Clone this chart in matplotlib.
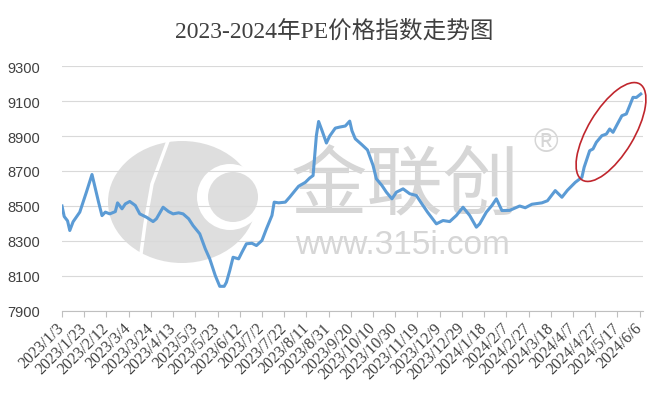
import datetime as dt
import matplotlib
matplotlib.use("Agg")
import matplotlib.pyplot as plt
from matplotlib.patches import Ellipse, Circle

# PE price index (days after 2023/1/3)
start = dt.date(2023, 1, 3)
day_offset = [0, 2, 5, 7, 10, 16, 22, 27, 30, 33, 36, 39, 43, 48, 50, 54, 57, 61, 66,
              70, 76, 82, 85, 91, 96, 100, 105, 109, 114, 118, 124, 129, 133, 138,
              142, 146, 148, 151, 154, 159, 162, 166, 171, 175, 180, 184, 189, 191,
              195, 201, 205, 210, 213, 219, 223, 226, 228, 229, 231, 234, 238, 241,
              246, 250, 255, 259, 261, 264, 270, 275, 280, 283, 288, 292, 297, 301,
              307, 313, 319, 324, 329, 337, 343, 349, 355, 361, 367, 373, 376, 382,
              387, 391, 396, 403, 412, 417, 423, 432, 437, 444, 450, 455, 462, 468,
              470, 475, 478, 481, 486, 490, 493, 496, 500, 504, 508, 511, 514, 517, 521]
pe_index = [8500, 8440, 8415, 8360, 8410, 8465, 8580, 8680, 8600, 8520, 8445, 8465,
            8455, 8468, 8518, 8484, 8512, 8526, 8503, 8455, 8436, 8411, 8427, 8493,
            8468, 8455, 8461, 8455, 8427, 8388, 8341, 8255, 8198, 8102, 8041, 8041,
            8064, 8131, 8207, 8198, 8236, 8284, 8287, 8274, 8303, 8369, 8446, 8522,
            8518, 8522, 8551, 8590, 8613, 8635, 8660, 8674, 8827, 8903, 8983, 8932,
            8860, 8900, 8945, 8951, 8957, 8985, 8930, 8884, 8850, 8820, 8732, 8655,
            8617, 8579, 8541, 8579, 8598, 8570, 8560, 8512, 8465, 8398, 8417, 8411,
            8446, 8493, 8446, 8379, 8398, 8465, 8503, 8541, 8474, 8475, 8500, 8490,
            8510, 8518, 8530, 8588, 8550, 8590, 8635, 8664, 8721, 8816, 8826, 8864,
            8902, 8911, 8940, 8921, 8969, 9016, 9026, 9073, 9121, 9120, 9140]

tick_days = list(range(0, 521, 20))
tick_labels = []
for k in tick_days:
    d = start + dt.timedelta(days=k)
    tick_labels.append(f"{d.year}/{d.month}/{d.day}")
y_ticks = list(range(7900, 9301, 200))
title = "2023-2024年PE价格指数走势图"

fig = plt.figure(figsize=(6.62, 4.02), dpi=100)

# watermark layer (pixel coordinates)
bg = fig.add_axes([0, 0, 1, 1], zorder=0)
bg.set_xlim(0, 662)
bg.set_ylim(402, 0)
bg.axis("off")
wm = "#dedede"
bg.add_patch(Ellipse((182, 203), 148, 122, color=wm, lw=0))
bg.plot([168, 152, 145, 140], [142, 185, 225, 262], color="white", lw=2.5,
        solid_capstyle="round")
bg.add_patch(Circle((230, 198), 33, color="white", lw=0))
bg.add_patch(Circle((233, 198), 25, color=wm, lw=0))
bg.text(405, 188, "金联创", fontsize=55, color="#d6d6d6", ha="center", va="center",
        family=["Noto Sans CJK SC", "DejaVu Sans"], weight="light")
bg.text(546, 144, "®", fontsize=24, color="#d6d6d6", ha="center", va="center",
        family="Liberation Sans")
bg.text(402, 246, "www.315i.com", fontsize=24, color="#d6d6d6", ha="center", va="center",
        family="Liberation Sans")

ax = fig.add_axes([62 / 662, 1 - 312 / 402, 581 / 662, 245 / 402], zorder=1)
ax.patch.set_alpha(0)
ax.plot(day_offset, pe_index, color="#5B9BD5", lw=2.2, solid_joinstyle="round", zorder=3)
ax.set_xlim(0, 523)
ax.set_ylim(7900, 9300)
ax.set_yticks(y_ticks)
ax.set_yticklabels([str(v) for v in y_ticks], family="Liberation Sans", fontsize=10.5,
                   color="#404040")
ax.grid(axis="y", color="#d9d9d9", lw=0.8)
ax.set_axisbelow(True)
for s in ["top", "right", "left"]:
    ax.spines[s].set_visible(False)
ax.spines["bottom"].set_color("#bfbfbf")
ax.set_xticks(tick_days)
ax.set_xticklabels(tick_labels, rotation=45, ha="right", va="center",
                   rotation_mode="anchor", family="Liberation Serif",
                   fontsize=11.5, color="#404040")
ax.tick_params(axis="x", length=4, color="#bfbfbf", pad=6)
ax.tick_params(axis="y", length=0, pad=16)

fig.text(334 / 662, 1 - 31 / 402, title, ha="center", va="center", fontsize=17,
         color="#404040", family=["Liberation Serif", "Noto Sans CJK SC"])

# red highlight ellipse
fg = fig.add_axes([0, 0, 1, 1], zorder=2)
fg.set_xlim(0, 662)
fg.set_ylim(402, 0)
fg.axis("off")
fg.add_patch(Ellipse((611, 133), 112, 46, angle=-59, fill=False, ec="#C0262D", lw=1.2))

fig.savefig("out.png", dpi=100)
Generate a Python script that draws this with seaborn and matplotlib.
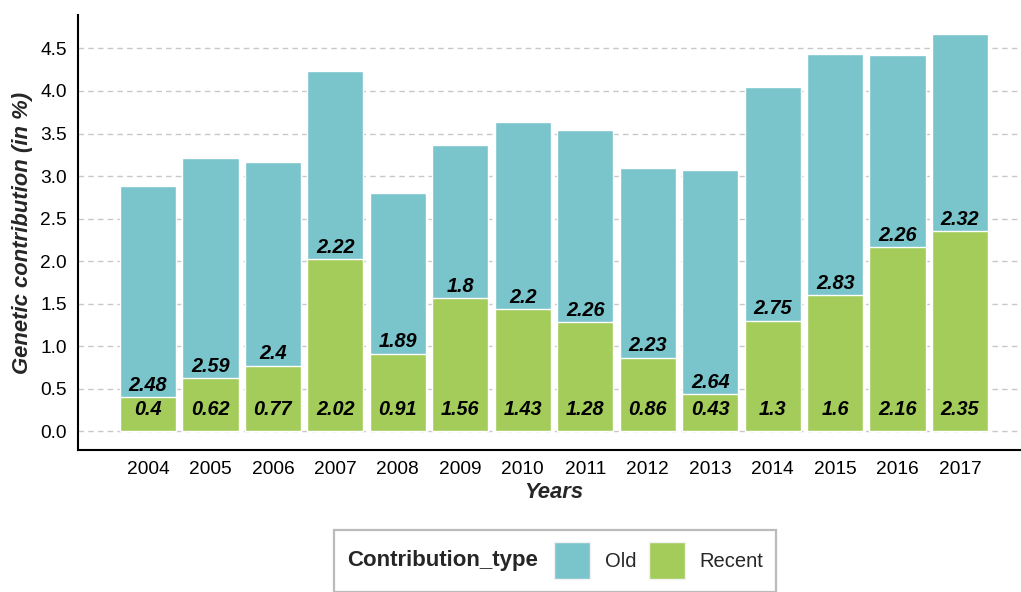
....................
DIRECTIVE - Pictures are to be left out; repeat all the remaining data exactly.

REPLY TO THE EXERCISE -
Clone this chart in matplotlib.
import datetime as dt
import matplotlib
matplotlib.use("Agg")
import matplotlib.pyplot as plt
from matplotlib.patches import Ellipse, Circle

# PE price index (days after 2023/1/3)
start = dt.date(2023, 1, 3)
day_offset = [0, 2, 5, 7, 10, 16, 22, 27, 30, 33, 36, 39, 43, 48, 50, 54, 57, 61, 66,
              70, 76, 82, 85, 91, 96, 100, 105, 109, 114, 118, 124, 129, 133, 138,
              142, 146, 148, 151, 154, 159, 162, 166, 171, 175, 180, 184, 189, 191,
              195, 201, 205, 210, 213, 219, 223, 226, 228, 229, 231, 234, 238, 241,
              246, 250, 255, 259, 261, 264, 270, 275, 280, 283, 288, 292, 297, 301,
              307, 313, 319, 324, 329, 337, 343, 349, 355, 361, 367, 373, 376, 382,
              387, 391, 396, 403, 412, 417, 423, 432, 437, 444, 450, 455, 462, 468,
              470, 475, 478, 481, 486, 490, 493, 496, 500, 504, 508, 511, 514, 517, 521]
pe_index = [8500, 8440, 8415, 8360, 8410, 8465, 8580, 8680, 8600, 8520, 8445, 8465,
            8455, 8468, 8518, 8484, 8512, 8526, 8503, 8455, 8436, 8411, 8427, 8493,
            8468, 8455, 8461, 8455, 8427, 8388, 8341, 8255, 8198, 8102, 8041, 8041,
            8064, 8131, 8207, 8198, 8236, 8284, 8287, 8274, 8303, 8369, 8446, 8522,
            8518, 8522, 8551, 8590, 8613, 8635, 8660, 8674, 8827, 8903, 8983, 8932,
            8860, 8900, 8945, 8951, 8957, 8985, 8930, 8884, 8850, 8820, 8732, 8655,
            8617, 8579, 8541, 8579, 8598, 8570, 8560, 8512, 8465, 8398, 8417, 8411,
            8446, 8493, 8446, 8379, 8398, 8465, 8503, 8541, 8474, 8475, 8500, 8490,
            8510, 8518, 8530, 8588, 8550, 8590, 8635, 8664, 8721, 8816, 8826, 8864,
            8902, 8911, 8940, 8921, 8969, 9016, 9026, 9073, 9121, 9120, 9140]

tick_days = list(range(0, 521, 20))
tick_labels = []
for k in tick_days:
    d = start + dt.timedelta(days=k)
    tick_labels.append(f"{d.year}/{d.month}/{d.day}")
y_ticks = list(range(7900, 9301, 200))
title = "2023-2024年PE价格指数走势图"

fig = plt.figure(figsize=(6.62, 4.02), dpi=100)

# watermark layer (pixel coordinates)
bg = fig.add_axes([0, 0, 1, 1], zorder=0)
bg.set_xlim(0, 662)
bg.set_ylim(402, 0)
bg.axis("off")
wm = "#dedede"
bg.add_patch(Ellipse((182, 203), 148, 122, color=wm, lw=0))
bg.plot([168, 152, 145, 140], [142, 185, 225, 262], color="white", lw=2.5,
        solid_capstyle="round")
bg.add_patch(Circle((230, 198), 33, color="white", lw=0))
bg.add_patch(Circle((233, 198), 25, color=wm, lw=0))
bg.text(405, 188, "金联创", fontsize=55, color="#d6d6d6", ha="center", va="center",
        family=["Noto Sans CJK SC", "DejaVu Sans"], weight="light")
bg.text(546, 144, "®", fontsize=24, color="#d6d6d6", ha="center", va="center",
        family="Liberation Sans")
bg.text(402, 246, "www.315i.com", fontsize=24, color="#d6d6d6", ha="center", va="center",
        family="Liberation Sans")

ax = fig.add_axes([62 / 662, 1 - 312 / 402, 581 / 662, 245 / 402], zorder=1)
ax.patch.set_alpha(0)
ax.plot(day_offset, pe_index, color="#5B9BD5", lw=2.2, solid_joinstyle="round", zorder=3)
ax.set_xlim(0, 523)
ax.set_ylim(7900, 9300)
ax.set_yticks(y_ticks)
ax.set_yticklabels([str(v) for v in y_ticks], family="Liberation Sans", fontsize=10.5,
                   color="#404040")
ax.grid(axis="y", color="#d9d9d9", lw=0.8)
ax.set_axisbelow(True)
for s in ["top", "right", "left"]:
    ax.spines[s].set_visible(False)
ax.spines["bottom"].set_color("#bfbfbf")
ax.set_xticks(tick_days)
ax.set_xticklabels(tick_labels, rotation=45, ha="right", va="center",
                   rotation_mode="anchor", family="Liberation Serif",
                   fontsize=11.5, color="#404040")
ax.tick_params(axis="x", length=4, color="#bfbfbf", pad=6)
ax.tick_params(axis="y", length=0, pad=16)

fig.text(334 / 662, 1 - 31 / 402, title, ha="center", va="center", fontsize=17,
         color="#404040", family=["Liberation Serif", "Noto Sans CJK SC"])

# red highlight ellipse
fg = fig.add_axes([0, 0, 1, 1], zorder=2)
fg.set_xlim(0, 662)
fg.set_ylim(402, 0)
fg.axis("off")
fg.add_patch(Ellipse((611, 133), 112, 46, angle=-59, fill=False, ec="#C0262D", lw=1.2))

fig.savefig("out.png", dpi=100)
Generate a Python script that draws this with seaborn and matplotlib.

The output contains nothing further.